Recorded data.

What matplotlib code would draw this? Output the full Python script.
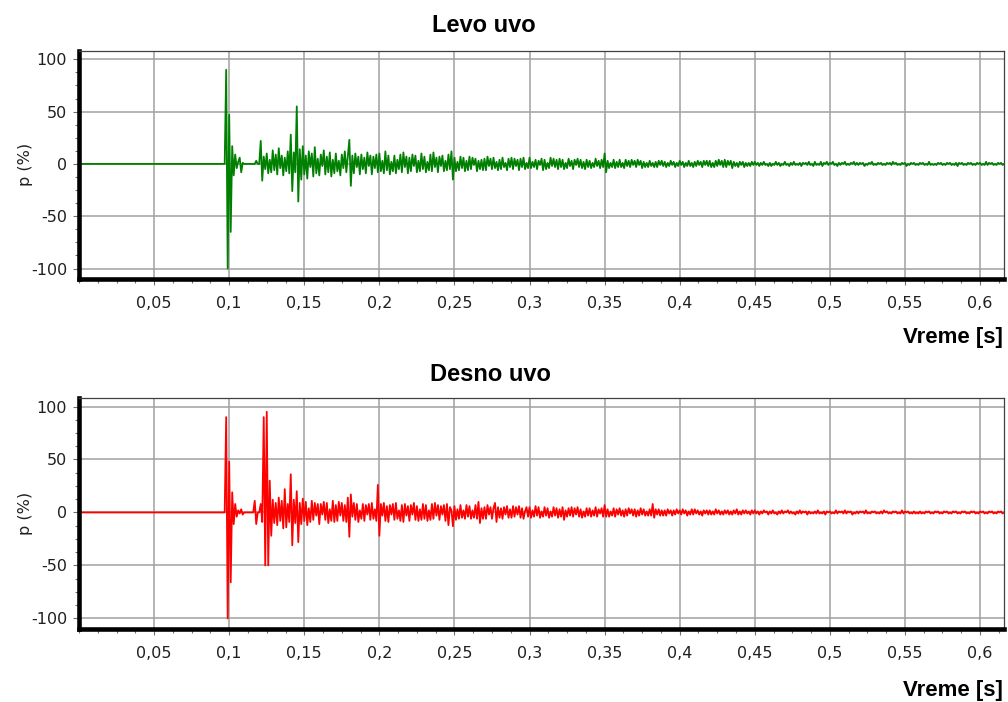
import numpy as np
import matplotlib
matplotlib.use("Agg")
import matplotlib.pyplot as plt
from matplotlib.ticker import MultipleLocator

# sampled pressure (%), one row = 10 ms, 1 ms step, starting at T0
T0 = 0.090
DT = 0.001

LEVO = [
    0, 0, 0, 0, 0, 0, 0, 0, 90, -100,
    47, -65, 17, -11, 9, -4, 2, 6, -8, 1,
    0, 0, 0, 0, 0, 0, 0, 0, 3, 0,
    0, 22, -16, 7, -5, 10, -9, 4, -8, 13,
    -6, 9, -10, 15, -4, 8, -11, 6, -7, 12,
    -9, 28, -26, 11, -8, 55, -36, 14, -15, 17,
    -10, 8, -14, 12, -3, 10, -12, 16, -9, 5,
    -11, 9, -2, 13, -10, 7, -8, 11, -12, 4,
    -9, 10, -7, 3, -11, 9, -4, 12, -8, 7,
    23, -21, 8, -9, 10, -3, 7, -10, 9, -5,
    6, -9, 11, -2, 8, -10, 7, -4, 9, -8,
    10, -7, 3, -9, 12, -6, 8, -10, 2, -7,
    8, -9, 4, -5, 9, -8, 11, -3, 7, -9,
    6, -7, 9, -2, 8, -8, 3, -7, 10, -5,
    7, -8, 2, -6, 9, -7, 11, -3, 6, -8,
    7, -2, 8, -7, 3, -6, 9, -5, 12, -15,
    6, -7, 2, -6, 7, -4, 6, -7, 3, -6,
    7, -5, 6, -1, 5, -7, 3, -5, 4, -6,
    5, -6, 7, -2, 5, -5, 6, -4, 2, -6,
    4, -5, 6, -3, 1, -6, 5, -3, 6, -5,
    5, -2, 4, -6, 5, -3, 6, -5, 1, -4,
    6, -4, 2, -3, 4, -5, 3, -1, 5, -6,
    4, -5, 1, -4, 6, -2, 5, -3, 4, -5,
    5, -3, 4, -5, 1, -4, 5, -2, 3, -5,
    4, -1, 5, -3, 4, -4, 2, -5, 4, -3,
    3, -4, 1, -3, 5, -2, 3, -4, 4, -3,
    10, -8, 3, -4, 1, -3, 4, -4, 2, -3,
    4, -3, 1, -4, 4, -2, 3, -3, 4, -1,
    3, -3, 4, -1, 3, -4, 2, -3, 1, -3,
    3, -2, 1, -3, 2, -3, 3, -1, 3, -2,
    2, -3, 1, -2, 3, -1, 2, -3, 1, -2,
    3, -1, 2, -3, 1, -2, 3, -2, 1, -3,
    2, -2, 3, -1, 2, -3, 3, -1, 3, -2,
    3, -3, 1, -3, 3, -2, 4, -1, 3, -3,
    4, -3, 3, -1, 3, -4, 2, -2, 1, -3,
    2, -1, 2, -3, 1, -2, 1, -2, 2, -1,
    2, -1, 1, -2, 1, -1, 2, -1, 0, -2,
    1, -2, 0, -1, 2, -1, 1, -2, 0, -1,
    2, -1, 0, -2, 1, -1, 2, -1, 0, -1,
    1, -2, 1, 0, 1, -1, 2, -1, 0, -2,
    2, -1, 0, -1, 2, -2, 1, 0, 2, -1,
    1, 0, 2, -1, 0, -2, 1, -1, 1, 0,
    2, -1, 0, -1, 1, 0, 2, -1, 1, -1,
    1, 0, 1, -2, 0, -1, 1, 0, 2, -1,
    0, -1, 1, 0, 1, -1, 0, -1, 1, 0,
    1, -1, 2, 0, 1, -1, 0, -1, 1, 0,
    1, -2, 0, -1, 1, 0, 1, -1, 0, -1,
    1, 0, 1, -1, 0, -1, 2, -1, 0, -1,
    0, -1, 1, 0, 1, -1, 0, -1, 1, 0,
    1, -1, 0, -1, 1, -2, 1, 0, 1, -1,
    0, -1, 1, 0, 1, -1, 0, -1, 1, 0,
    1, -1, 0, -1, 2, -1, 1, 0, 1, -1,
    0, -1, 1, 0, 1, -1, 0, -1, 1, 0,
]

DESNO = [
    0, 0, 0, 0, 0, 0, 0, 0, 90, -100,
    48, -66, 19, -11, 8, -4, 2, -1, 3, -2,
    0, 0, 0, 0, 0, 0, 0, 11, -11, 0,
    0, 8, -9, 90, -50, 95, -50, 30, -22, 12,
    -10, 9, -12, 14, -8, 11, -15, 22, -14, 8,
    -9, 36, -31, 12, -10, 20, -28, 9, -11, 13,
    -8, 10, -12, 4, -9, 11, -7, 9, -3, 8,
    -11, 8, -2, 10, -7, 9, -10, 3, -8, 11,
    -9, 7, -8, 10, -3, 9, -8, 7, -9, 14,
    -23, 17, -4, 9, -7, 8, -9, 2, -6, 8,
    -8, 7, -2, 8, -7, 9, -6, 3, -8, 26,
    -22, 8, -3, 9, -8, 6, -9, 7, -2, 8,
    -7, 9, -6, 2, -8, 7, -9, 8, -3, 6,
    -8, 7, -2, 9, -7, 6, -8, 3, -7, 8,
    -6, 7, -8, 2, -7, 8, -6, 9, -3, 7,
    -7, 6, -2, 7, -8, 8, -12, 5, 2, -13,
    6, -7, 3, -6, 7, -5, 2, -6, 7, -4,
    6, -6, 2, -5, 7, -6, 10, -10, 4, -6,
    5, -6, 7, -2, 5, -6, 4, 9, -9, 5,
    -5, 4, -6, 5, -2, 6, -5, 3, -5, 6,
    -4, 5, -2, 6, -5, 4, -6, 1, 5, -4,
    5, -5, 2, -4, 6, -3, 5, -5, 1, -4,
    5, -3, 4, -5, 1, -4, 5, -3, 4, -5,
    3, -4, 5, -7, 2, -4, 4, -3, 5, -4,
    4, -2, 5, -4, 3, -5, 1, -4, 4, -3,
    4, -4, 2, -3, 5, -4, 3, -1, 4, -4,
    7, -4, 3, -4, 1, -3, 4, -4, 3, -2,
    4, -3, 2, -4, 3, -3, 4, -1, 3, -3,
    3, -4, 2, -3, 4, -2, 3, -3, 1, -3,
    3, -3, 8, -5, 3, -2, 3, -3, 2, -3,
    2, -3, 3, -1, 2, -3, 2, -2, 3, -1,
    2, -2, 3, -1, 2, -3, 1, -2, 3, -2,
    3, -1, 2, -2, 1, -3, 2, -1, 2, -2,
    2, -2, 1, -2, 3, -1, 2, -2, 1, -2,
    2, -1, 2, -2, 1, -2, 2, -1, 3, -2,
    1, -2, 2, -1, 2, -1, 1, -2, 2, -1,
    2, -1, 1, -2, 1, -1, 2, 0, 1, -2,
    1, -1, 2, -1, 0, -2, 1, -1, 2, -1,
    1, 0, 2, -1, 1, -1, 0, -2, 1, -1,
    2, -1, 1, 0, 1, -2, 1, -1, 0, -1,
    1, -1, 2, -1, 0, -1, 1, -2, 1, 0,
    1, -1, 0, -1, 2, -1, 1, 0, 1, -1,
    2, -1, 1, 0, 1, -2, 0, -1, 1, -1,
    1, 0, 1, -1, 2, -1, 0, -1, 1, 0,
    1, -1, 0, -1, 1, -1, 2, 0, 1, -1,
    0, -1, 1, 0, 1, -1, 0, -1, 2, -1,
    1, 0, 1, -1, 0, -1, 1, -1, 0, -1,
    1, -1, 0, -1, 1, 0, 1, -1, 0, -1,
    1, 0, 1, -1, 0, -1, 1, 0, 1, -1,
    0, -1, 1, 0, 1, -1, 0, -1, 1, 0,
    1, -1, 0, -1, 1, 0, 1, -1, 0, -1,
    1, 0, 1, -1, 0, -1, 1, 0, 1, -1,
    0, -1, 1, 0, 1, -1, 0, -1, 1, 0,
]

XTICKS = [0.05, 0.1, 0.15, 0.2, 0.25, 0.3, 0.35, 0.4, 0.45, 0.5, 0.55, 0.6]
XLABELS = ["0,05", "0,1", "0,15", "0,2", "0,25", "0,3", "0,35", "0,4",
           "0,45", "0,5", "0,55", "0,6"]
YTICKS = [-100, -50, 0, 50, 100]
YLABELS = ["-100", "-50", "0", "50", "100"]

TITLES = ["Levo uvo", "Desno uvo"]
COLORS = ["#008000", "#ff0000"]


def series(vals):
    t = T0 + DT * np.arange(len(vals))
    return np.concatenate([[0.0], t]), np.concatenate([[0.0], np.asarray(vals, float)])


def style(ax):
    ax.set_xlim(0, 0.616)
    ax.set_ylim(-110, 108)
    ax.set_xticks(XTICKS)
    ax.set_xticklabels(XLABELS)
    ax.set_yticks(YTICKS)
    ax.set_yticklabels(YLABELS)
    ax.xaxis.set_minor_locator(MultipleLocator(0.0125))
    ax.yaxis.set_minor_locator(MultipleLocator(12.5))
    ax.grid(True, which="major", color="#a0a0a0", linewidth=1.1)
    ax.set_axisbelow(True)
    for s in ("left", "bottom"):
        ax.spines[s].set_linewidth(3.3)
        ax.spines[s].set_color("black")
    for s in ("top", "right"):
        ax.spines[s].set_linewidth(0.9)
        ax.spines[s].set_color("#404040")
    ax.tick_params(which="major", length=4, width=0.8, color="#707070",
                   labelsize=11.5, labelcolor="#202020")
    ax.tick_params(axis="x", which="major", pad=8)
    ax.tick_params(axis="y", which="major", pad=4.5)
    ax.tick_params(which="minor", length=3, width=0.8, color="#707070")
    for lab in ax.get_xticklabels() + ax.get_yticklabels():
        lab.set_family("DejaVu Sans")


fig = plt.figure(figsize=(10.08, 7.02), dpi=100)
ax1 = fig.add_axes([0.0784, 0.6026, 0.9177, 0.3248])
ax2 = fig.add_axes([0.0784, 0.1040, 0.9177, 0.3290])

for ax, vals, col in zip((ax1, ax2), (LEVO, DESNO), COLORS):
    t, p = series(vals)
    ax.plot(t, p, color=col, linewidth=1.3)
    style(ax)

title_pos = [(0.480, 0.964), (0.487, 0.466)]
ylab_y = [0.766, 0.268]
xlab_y = [0.519, 0.017]
for i in range(2):
    fig.text(title_pos[i][0], title_pos[i][1], TITLES[i], ha="center", va="center",
             family="Liberation Sans", weight="bold", fontsize=17)
    fig.text(0.025, ylab_y[i], "p (%)", rotation=90, ha="center", va="center",
             family="DejaVu Sans", fontsize=11.5, color="#202020")
    fig.text(0.995, xlab_y[i], "Vreme [s]", ha="right", va="center",
             family="Liberation Sans", weight="bold", fontsize=16)

fig.savefig("out.png", dpi=100)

Written task. Provide the number of lines in the data above that contain the string "matplotlib", and nothing else.

Correct output. 5